Rio (afinal) não tomou banho

Portugal é um País onde indivíduos que têm apenas competência para serem contínuos e amanuenses chegam a ministros.

Começo por lhes recordar uma personagem: Calisto Elói. Melhor, Calisto Elói de Silos e Benevides de Barbuda. A personagem principal de “A Queda de um Anjo” de Camilo Castelo Branco. Nessa obra satírica, o escritor dava a este ilustre fidalgo transmontano, natural de Caçarelhos, aldeia do concelho de Vimioso, o retrato do deslumbrado que chega da província à capital depois de ser eleito deputado. O “anjo” cai, seduzido pelos luxos e prazeres que não conseguia vislumbrar na sua humilde terra e aos quais sucumbe sem fugir aos pecados. Se houvesse uma verdadeira história de tantos deputados que passaram por São Bento, teríamos muitos sósias da divertida personagem camiliana.

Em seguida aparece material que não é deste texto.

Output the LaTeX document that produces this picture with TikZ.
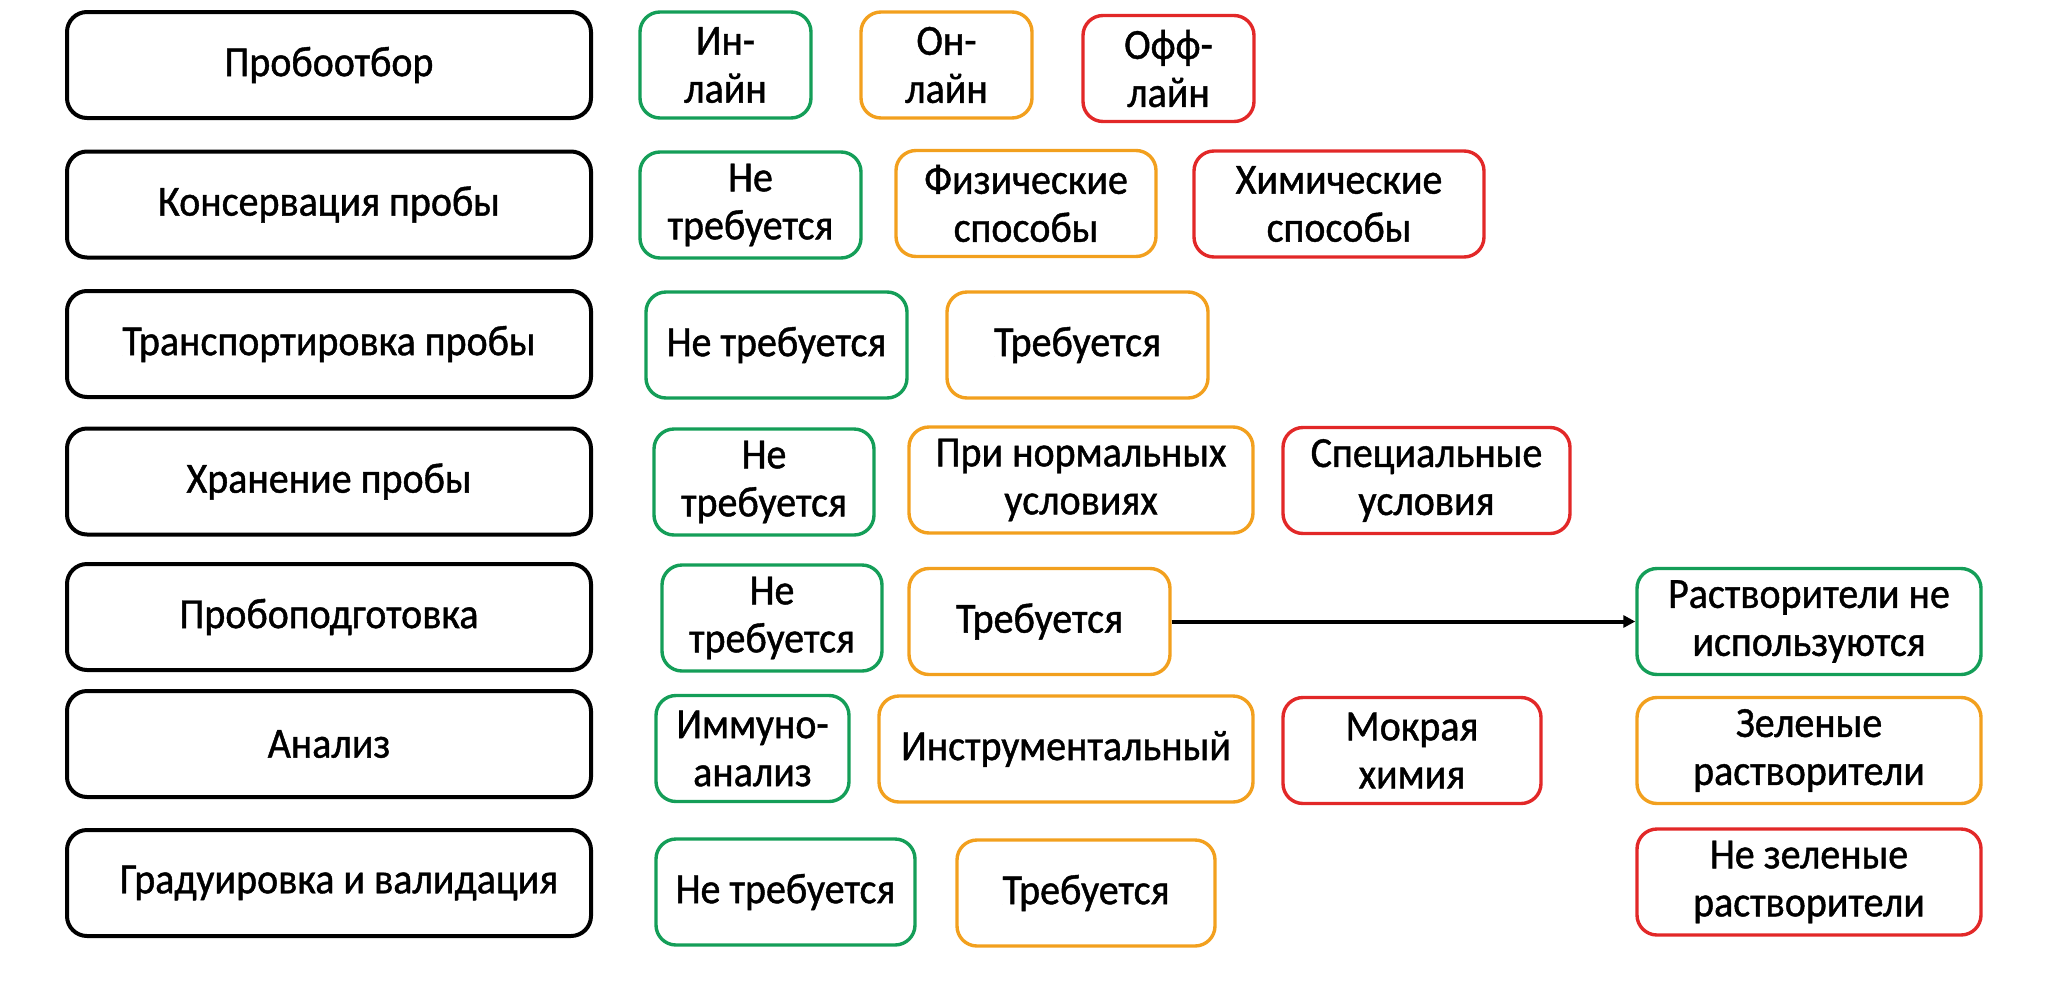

No caso do contemporâneo José Silvano, também transmontano, ex-edil de Mirandela, o caso não se reporta a ter soçobrado a pecados veniais como Calisto Elói. O âmago da questão é de transparência e de ganância. O Expresso noticiou que, entre os dias 18 e 24 de Outubro, este deputado esteve «em trabalho político» (algo que deviam explicar a quem lhes paga os salários em que consiste explicitamente) em Vila Real e Santarém, porém, provavelmente por qualquer dom da ubiquidade, a sua presença foi marcada no sistema do Parlamento. E este ruído que mais uma vez atinge o PSD gira em torno da sua password estar a ser usada por algum colega enquanto ele se ausenta do plenário. Ora, para lá do rigor e transparência, sejamos claros que há a tal questão de ganância porque aqui convém lembrar que os deputados recebem 69 euros de ajudas de custo por cada dia em que participam nos trabalhos parlamentares (informação publicada por vários jornais), mesmo que estejam apenas lá sentados, sem abrir a boca nem ter uma ideia, batendo palmas quando são mandados para isso como qualquer figurante presente naqueles programas matinais de televisão. E, portanto, estas presenças valiam um dinheirinho para o actual secretário-geral do PSD.

Quando questionado sobre este comportamento moralmente reprovável de um membro da sua equipa política, Rui Rio respondeu que «era uma questiúncula». Ora, o colossal problema do líder do PSD é que já são tantas as «questiúnculas” que o rodeiam que a sua credibilidade e a imagem que quis criar estão a esboroar-se. Recordemos que José Silvano já é o segundo no cargo de organização mais importante dos sociais-democratas – o primeiro saiu sem honra nem glória por alegadas irregularidades académicas. E se houver investigação criminal, como poderá ser possível, é o terceiro dirigente do PSD dos eleitos de Rio, somando-se a Elina Marlene e a Salvador Malheiro, sob vigilância da Justiça.

Quando se constrói uma “persona” em comunicação política, o seu “branding” não pode ter brechas. Deve ser coerente, consistente, sólido como o granito, não pode consentir fissuras. Rio baseia-se na criação da sua imagem de uma percepção de homem impoluto, austero, sério, que corta rente e cerce, que não pactua com ilegalidades nem amoralidades. Contudo, à sua volta são inúmeros os sinais de que essa construção de percepção que valida e consolida a sua reputação, e é o seu melhor trunfo eleitoral, está a desaguar com a facilidade de um sopro num castelo de cartas. Sobretudo porque pela boca morre o peixe. Portugal é um País onde indivíduos que têm apenas competência para contínuos e amanuenses chegam a ministros. Isso não é caso virgem, agora, com Rui Rio, sabia-se que ele seria o anjo moral detentor da mangueira que daria, nas suas próprias palavras, um «banho de ética» na falta de convicções. E o autor da sua biografia, Carlos Mota Cardoso, afirmava que «Rio tem um chuveiro de lavagem». Com tanta questiúncula à sua volta, para lá da visível falta de talento, afinal Rio não deu nem tomou banho. De ética.